I didn’t see Jon Armstrong after that night for another two years.

By the time I was a senior in college I had made amends with some of the other Disciples of Cool in the Kingdom of Coolness. One of them whose real name is Sam (hi, Sam!) had started a music magazine in Salt Lake City for which Jon Armstrong was the Art Director. As part of an assignment for one of my senior English classes, I begged Sam to let me be a contributing writer. Sam redeemed the whole Kingdom of Coolness when he set me up with CD reviews and interviews with bands. In the summer of 1997 he scheduled me an interview with Blur, my favorite band of all time in the whole universe, amen.
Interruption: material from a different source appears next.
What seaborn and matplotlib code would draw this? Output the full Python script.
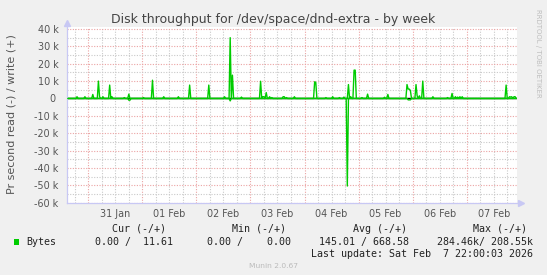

I had been a fan of Blur for years, and when I found out that I was going to get to interview them I went home and kissed all of their pictures that I had hanging over my bed. And then I danced around in my pajamas and fainted on my pillow. This was a big deal, a bigger deal than it should have been for someone who was going to be conducting a serious interview and then writing up a serious article, but I couldn’t help daydreaming about one of them autographing my non-existent cleavage.

The interview was going to be held at an outdoor festival featuring Blur as the headliner, and when I showed up to the festival I found Sam in a building set up for DJs, a chill-out room for festival-goers to cool off from the oppressive summer heat. He was standing behind a make-shift table next to a tall, lanky, angular alien life form, a man-being wearing geek glasses who instantly personified every physical trait I found attractive in the opposite sex: skinny, check! dark-haired, check! tall, CHECK CHECK CHECK! I remember thinking, This is Jon Armstrong, and he is everything I thought he would be.

Sam tried to introduce us but I couldn’t even let him say, “This is Jon Armstrong” before stammering, “I KNOW WHO THIS IS.” I was swooning, literally shaking in my shoes, because I was instantly attracted to him and I KNEW that he was married. How gross could I be? How wrong and sinful and terrible and worthy of being cast out of Heaven! I knew he was off limits, but that didn’t stop my heart from trembling and my mouth from garbling every single word I tried to speak. It was like having a crush on Brad Pitt where you know he is married and that his wife is an awesome woman, but that doesn’t stop you from thinking about how cute your babies would look with Brad Pitt’s butt. Thank God my name was Heather Hamilton and I couldn’t mix up the first two letters when introducing myself. The part where I tried to say, “I love you and I want to have your babies,” came out, “I like your stuff with the design and it’s pretty cool.” And then I think I snorted. I wanted TO DIE so that he wouldn’t have to stand near my unworthy, snorty soul.

While I was busy trying to put together two coherent words Sam was busy making it so that I would never be able to interview Blur. He was just too preoccupied with other things at the festival, and Blur’s publicist didn’t want to bother the band with an interview from such a small publication. Publicists are horrible people that way. Jon Armstrong, however, was not horrible, and when he realized that Sam was about to destroy my life-long dream to wash Damon Albarn’s feet with my salty tears, he made it his mission to get me that interview.

Jon Armstrong and I spent most of that afternoon together chasing after Blur’s publicist, standing outside Blur’s tour bus, sniffing Damon’s sweaty bare chest as he walked by the food table behind the stage. And I got the interview, twenty whole minutes with Blur’s guitarist and drummer and a tupperware bowl full of peanut M&M’s. In the basement somewhere I have a cassette tape with a recording of Graham Coxon saying, “This one goes to eleven.”

Jon Armstrong made my day, my year, and that afternoon we forged a friendship that would eventually make my life. He made me feel accepted that day, accepted and cool enough. Everything everyone had ever said about him being awesome and cool and talented and funny came to life in a six-foot-three blaze of geek glory.

Jon Armstrong and I wouldn’t spend that much time together again for another four years when we met under very different circumstances. And three years after that fateful meeting we have a child. And that is pretty cool.

Happy Second Anniversary, Jon Armstrong wihtout the H.